**Task prompt**
Nothing after the line with "table_M4 = [1, 1, 1, 1, 0, 0, 0, 0, 1, 1]" belongs in the copy; extract the lines below from the top through that line, pictures left out.

**Data**
========================================

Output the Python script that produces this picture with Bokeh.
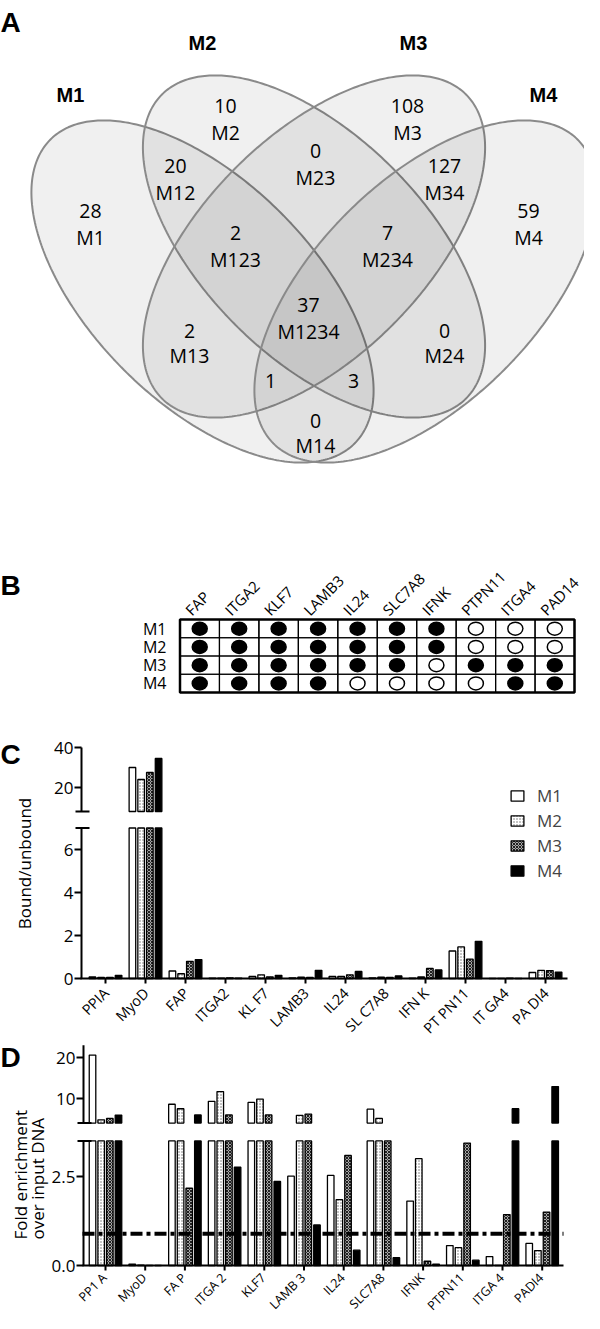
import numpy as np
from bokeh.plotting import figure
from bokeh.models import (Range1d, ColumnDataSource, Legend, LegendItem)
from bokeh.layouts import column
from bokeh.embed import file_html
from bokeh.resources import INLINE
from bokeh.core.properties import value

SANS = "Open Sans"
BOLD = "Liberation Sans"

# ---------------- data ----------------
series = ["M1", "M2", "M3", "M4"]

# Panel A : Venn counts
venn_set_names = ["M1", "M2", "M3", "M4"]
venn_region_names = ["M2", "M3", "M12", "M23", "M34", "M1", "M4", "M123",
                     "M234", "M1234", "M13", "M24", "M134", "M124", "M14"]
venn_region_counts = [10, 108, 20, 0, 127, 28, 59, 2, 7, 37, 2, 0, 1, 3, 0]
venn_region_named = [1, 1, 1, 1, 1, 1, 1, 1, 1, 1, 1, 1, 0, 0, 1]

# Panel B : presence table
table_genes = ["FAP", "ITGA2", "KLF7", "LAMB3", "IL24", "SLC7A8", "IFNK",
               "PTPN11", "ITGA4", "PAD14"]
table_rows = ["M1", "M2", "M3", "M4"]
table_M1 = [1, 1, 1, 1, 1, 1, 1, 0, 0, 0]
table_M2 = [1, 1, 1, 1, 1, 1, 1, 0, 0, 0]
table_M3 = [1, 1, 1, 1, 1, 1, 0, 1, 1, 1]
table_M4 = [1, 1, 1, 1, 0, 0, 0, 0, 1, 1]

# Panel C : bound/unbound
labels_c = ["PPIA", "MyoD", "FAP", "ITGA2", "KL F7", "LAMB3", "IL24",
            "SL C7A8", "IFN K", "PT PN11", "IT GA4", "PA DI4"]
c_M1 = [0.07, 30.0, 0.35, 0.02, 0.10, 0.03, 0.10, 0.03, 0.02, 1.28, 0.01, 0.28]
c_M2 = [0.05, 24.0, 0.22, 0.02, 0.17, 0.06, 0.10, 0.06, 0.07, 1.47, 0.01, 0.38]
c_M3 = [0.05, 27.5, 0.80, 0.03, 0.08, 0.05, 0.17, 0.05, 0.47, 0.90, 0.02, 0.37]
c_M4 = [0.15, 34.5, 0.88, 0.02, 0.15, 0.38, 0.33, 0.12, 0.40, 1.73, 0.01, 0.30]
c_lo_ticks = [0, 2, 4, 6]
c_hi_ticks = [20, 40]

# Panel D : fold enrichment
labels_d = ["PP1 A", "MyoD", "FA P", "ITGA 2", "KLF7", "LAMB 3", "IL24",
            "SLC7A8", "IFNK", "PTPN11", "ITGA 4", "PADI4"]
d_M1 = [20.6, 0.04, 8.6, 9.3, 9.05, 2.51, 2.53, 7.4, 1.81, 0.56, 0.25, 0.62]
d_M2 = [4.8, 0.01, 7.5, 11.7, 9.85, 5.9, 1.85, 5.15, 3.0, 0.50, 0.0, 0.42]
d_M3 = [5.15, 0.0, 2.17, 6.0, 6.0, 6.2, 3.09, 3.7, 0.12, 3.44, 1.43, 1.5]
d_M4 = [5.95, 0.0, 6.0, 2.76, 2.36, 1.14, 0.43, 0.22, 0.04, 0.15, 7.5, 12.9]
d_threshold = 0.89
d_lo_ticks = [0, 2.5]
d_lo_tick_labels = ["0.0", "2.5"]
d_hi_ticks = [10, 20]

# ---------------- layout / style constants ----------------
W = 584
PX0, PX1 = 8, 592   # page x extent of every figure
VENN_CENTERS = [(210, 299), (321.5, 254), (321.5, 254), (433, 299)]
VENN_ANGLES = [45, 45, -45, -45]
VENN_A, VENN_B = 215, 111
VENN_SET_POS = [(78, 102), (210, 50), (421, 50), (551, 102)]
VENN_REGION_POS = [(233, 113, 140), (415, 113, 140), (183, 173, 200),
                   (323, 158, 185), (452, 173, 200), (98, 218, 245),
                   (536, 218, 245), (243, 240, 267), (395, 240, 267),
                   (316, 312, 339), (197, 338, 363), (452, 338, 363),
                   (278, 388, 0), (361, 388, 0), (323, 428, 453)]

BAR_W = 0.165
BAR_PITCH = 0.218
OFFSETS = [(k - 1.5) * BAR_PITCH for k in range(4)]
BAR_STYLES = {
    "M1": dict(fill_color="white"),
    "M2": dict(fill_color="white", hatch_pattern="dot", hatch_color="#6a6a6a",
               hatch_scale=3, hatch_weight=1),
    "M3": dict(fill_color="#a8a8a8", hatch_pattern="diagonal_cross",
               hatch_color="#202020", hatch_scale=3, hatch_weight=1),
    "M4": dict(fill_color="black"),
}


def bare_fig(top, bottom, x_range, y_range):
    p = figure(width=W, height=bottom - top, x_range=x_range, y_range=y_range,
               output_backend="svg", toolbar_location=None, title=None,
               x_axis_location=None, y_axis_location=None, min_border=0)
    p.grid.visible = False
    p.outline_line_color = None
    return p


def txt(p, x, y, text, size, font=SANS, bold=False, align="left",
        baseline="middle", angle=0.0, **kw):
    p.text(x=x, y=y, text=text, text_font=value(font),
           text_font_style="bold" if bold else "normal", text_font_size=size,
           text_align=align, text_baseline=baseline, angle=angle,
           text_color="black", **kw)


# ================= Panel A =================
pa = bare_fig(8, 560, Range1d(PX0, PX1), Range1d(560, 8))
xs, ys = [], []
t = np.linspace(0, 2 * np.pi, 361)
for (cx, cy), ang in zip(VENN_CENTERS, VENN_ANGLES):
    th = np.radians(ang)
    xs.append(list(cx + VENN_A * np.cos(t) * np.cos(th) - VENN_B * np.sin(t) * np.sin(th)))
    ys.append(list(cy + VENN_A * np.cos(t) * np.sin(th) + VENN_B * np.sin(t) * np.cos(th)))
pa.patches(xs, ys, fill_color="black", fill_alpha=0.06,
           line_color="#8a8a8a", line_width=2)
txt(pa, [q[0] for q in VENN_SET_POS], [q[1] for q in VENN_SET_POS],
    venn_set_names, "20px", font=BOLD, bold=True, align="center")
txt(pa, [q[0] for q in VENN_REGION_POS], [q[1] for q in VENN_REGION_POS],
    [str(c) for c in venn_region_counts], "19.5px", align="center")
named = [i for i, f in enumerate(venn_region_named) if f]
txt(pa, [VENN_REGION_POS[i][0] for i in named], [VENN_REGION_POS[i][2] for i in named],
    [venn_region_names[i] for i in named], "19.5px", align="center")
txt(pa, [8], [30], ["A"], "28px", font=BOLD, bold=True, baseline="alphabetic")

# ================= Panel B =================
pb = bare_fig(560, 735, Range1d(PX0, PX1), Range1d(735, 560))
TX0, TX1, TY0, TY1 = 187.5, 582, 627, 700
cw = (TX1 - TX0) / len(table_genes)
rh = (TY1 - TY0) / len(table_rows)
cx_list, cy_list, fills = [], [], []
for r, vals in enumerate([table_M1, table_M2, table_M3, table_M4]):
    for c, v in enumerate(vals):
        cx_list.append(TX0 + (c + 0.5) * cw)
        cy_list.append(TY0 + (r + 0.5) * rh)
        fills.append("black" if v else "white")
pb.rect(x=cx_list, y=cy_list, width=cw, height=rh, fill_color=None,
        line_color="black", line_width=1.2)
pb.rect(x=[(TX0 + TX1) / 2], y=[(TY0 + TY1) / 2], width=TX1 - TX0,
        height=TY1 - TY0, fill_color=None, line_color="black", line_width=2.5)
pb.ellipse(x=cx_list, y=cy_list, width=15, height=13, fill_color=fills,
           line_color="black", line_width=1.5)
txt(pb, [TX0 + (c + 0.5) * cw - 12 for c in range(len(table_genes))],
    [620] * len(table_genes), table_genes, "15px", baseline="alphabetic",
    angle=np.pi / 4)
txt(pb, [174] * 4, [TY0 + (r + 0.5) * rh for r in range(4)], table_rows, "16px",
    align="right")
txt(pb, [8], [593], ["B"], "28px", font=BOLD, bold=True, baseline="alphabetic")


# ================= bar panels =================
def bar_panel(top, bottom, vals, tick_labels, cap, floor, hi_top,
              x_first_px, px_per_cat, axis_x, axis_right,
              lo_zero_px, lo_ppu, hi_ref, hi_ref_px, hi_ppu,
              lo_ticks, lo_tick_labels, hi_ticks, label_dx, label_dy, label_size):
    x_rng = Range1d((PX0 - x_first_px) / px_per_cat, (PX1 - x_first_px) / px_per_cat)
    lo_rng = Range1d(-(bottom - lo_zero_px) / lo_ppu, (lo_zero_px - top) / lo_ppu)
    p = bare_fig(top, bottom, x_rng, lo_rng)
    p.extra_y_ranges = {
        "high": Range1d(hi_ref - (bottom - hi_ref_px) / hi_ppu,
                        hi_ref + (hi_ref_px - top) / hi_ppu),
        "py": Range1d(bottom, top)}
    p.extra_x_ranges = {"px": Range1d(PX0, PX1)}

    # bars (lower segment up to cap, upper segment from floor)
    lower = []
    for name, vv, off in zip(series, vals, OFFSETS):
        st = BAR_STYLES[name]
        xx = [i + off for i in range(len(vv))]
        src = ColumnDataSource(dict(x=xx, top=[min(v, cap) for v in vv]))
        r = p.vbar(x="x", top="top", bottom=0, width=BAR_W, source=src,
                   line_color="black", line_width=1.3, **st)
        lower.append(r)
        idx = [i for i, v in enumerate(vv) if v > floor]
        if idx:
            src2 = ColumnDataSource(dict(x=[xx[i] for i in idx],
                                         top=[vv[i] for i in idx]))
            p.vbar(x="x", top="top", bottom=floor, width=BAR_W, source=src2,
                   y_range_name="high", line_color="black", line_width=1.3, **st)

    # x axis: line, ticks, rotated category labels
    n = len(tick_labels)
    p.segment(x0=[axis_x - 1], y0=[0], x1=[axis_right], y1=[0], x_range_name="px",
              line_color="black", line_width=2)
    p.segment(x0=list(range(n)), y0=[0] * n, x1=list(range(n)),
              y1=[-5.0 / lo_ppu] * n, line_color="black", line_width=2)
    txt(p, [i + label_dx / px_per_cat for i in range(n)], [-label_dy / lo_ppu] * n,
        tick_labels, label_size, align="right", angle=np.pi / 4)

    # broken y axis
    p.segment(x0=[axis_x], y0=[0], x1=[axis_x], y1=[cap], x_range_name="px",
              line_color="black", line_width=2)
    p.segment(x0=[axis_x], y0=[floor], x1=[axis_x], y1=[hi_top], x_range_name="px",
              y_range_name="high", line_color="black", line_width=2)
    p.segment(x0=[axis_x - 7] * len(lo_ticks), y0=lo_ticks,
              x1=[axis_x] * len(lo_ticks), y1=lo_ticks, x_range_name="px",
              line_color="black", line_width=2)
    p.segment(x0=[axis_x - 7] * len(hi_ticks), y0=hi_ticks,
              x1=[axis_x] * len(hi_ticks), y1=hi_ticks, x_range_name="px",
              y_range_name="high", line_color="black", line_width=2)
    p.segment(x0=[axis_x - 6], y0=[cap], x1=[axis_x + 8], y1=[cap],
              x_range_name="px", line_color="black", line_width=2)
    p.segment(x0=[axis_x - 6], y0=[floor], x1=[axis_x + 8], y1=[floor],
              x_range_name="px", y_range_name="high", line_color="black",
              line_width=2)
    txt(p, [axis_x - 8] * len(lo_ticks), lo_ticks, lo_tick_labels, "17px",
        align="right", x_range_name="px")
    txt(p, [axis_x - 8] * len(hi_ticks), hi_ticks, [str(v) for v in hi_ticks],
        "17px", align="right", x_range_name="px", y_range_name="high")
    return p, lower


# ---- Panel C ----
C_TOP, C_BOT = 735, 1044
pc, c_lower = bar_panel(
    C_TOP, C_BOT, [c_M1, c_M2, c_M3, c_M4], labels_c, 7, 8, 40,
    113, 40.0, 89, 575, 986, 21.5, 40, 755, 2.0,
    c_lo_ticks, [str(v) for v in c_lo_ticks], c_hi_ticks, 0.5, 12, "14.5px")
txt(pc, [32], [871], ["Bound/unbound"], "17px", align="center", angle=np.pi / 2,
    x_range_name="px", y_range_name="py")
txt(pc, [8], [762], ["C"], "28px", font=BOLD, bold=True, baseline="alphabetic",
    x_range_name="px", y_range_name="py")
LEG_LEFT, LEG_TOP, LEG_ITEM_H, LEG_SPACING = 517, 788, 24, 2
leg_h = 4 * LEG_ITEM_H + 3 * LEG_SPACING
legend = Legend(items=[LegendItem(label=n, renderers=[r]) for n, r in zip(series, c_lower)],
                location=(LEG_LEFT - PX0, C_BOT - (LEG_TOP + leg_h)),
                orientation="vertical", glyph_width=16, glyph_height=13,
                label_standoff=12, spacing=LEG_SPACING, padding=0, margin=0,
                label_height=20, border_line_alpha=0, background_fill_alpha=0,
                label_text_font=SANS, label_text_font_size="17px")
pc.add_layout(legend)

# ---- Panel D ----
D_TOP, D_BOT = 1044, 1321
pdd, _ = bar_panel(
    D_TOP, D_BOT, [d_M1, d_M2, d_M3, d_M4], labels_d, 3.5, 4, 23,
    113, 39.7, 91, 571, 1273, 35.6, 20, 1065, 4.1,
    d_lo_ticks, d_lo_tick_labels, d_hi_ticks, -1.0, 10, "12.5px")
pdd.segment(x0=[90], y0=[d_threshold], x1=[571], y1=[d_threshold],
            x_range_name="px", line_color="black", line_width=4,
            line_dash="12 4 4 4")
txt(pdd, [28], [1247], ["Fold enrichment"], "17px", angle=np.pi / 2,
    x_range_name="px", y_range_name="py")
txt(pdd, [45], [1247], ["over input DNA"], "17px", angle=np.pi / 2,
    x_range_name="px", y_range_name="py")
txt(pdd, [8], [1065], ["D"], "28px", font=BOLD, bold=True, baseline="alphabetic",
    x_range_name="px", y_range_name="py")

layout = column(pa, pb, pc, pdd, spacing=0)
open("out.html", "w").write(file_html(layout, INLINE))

========================================

**The result**
Output the Python script that produces this picture with Bokeh.
import numpy as np
from bokeh.plotting import figure
from bokeh.models import (Range1d, ColumnDataSource, Legend, LegendItem)
from bokeh.layouts import column
from bokeh.embed import file_html
from bokeh.resources import INLINE
from bokeh.core.properties import value

SANS = "Open Sans"
BOLD = "Liberation Sans"

# ---------------- data ----------------
series = ["M1", "M2", "M3", "M4"]

# Panel A : Venn counts
venn_set_names = ["M1", "M2", "M3", "M4"]
venn_region_names = ["M2", "M3", "M12", "M23", "M34", "M1", "M4", "M123",
                     "M234", "M1234", "M13", "M24", "M134", "M124", "M14"]
venn_region_counts = [10, 108, 20, 0, 127, 28, 59, 2, 7, 37, 2, 0, 1, 3, 0]
venn_region_named = [1, 1, 1, 1, 1, 1, 1, 1, 1, 1, 1, 1, 0, 0, 1]

# Panel B : presence table
table_genes = ["FAP", "ITGA2", "KLF7", "LAMB3", "IL24", "SLC7A8", "IFNK",
               "PTPN11", "ITGA4", "PAD14"]
table_rows = ["M1", "M2", "M3", "M4"]
table_M1 = [1, 1, 1, 1, 1, 1, 1, 0, 0, 0]
table_M2 = [1, 1, 1, 1, 1, 1, 1, 0, 0, 0]
table_M3 = [1, 1, 1, 1, 1, 1, 0, 1, 1, 1]
table_M4 = [1, 1, 1, 1, 0, 0, 0, 0, 1, 1]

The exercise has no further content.